To reduce demand on its strained energy supply, the Potomac Electric Power Co. said yesterday it will insulate thousands of Maryland homes and send out more than a million coupons for a 75 percent price reduction on energy-efficient light bulbs.
Consumer representatives said Pepco's new conservation plans are the most generous offered in Maryland. They said Pepco's move would pressure other Maryland energy companies to beef up their efforts to help Marylanders reduce their utility bills.
State regulators have been reforming the way local electric utilities do business over the last year, offering them rewards for conserving instead of selling energy and pushing
them to negotiate new conservation plans with consumer groups and environmentalists.

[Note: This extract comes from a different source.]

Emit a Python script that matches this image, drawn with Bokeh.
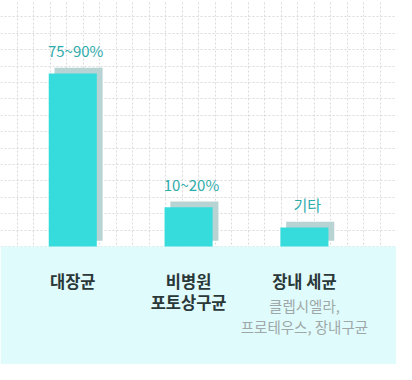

Pepco, which serves the Washington metropolitan area, including 385,000 homes in Montgomery and Prince Georges counties, was the first to adopt the reforms.
Last fall, the company offered cash rebates to consumers who bought energy-efficient heating and cooling equipment for their homes and businesses and assistance to builders who increased the insulation of new homes. Baltimore Gas and Electric Co. followed suit, saying it will start offering similar rebates and assistance to its ratepayers this month.
Pepco received state permission last week to proceed with four new conservation programs. According to plans filed with the Public Service Commission, the company will:
* Mail out coupons offering deep discounts on energy-efficient light bulbs, water heater insulation, and cost-saving shower heads to its residential customers in Maryland. The coupons, redeemable at local stores, will offer about $15 off the price of special fluorescent light bulbs that normally cost $20, for example, and about $45 off water heater jackets that retail for about $60. By 1997, Pepco expects to spend $10 million and send out coupons for about 1 million light bulbs.
* Offer free insulation and weatherproofing to apartment houses. Pepco employees and contractors will install the energy- efficient equipment in 16,750 low-income residences between now and 1995. It will then offer the same free improvements to 60,000 other apartment houses. The company expects to spend $10 million on the repairs by 1997.
* Experiment with free retrofitting for all-electric homes. The company will install energy-saving devices in 1,750 homes and will monitor the homes to see which equipment really saves energy.
The experiment is expected to cost $880,000 over the next three years.
* Offer nearly $60 million in rebates to owners of office buildings who install energy-efficient equipment and insulation. The company will pay the extra cost of upgrading from regular heating equipment, for example, to highly efficient equipment. Improvements to motors, cooling equipment and lamps will also win rebates.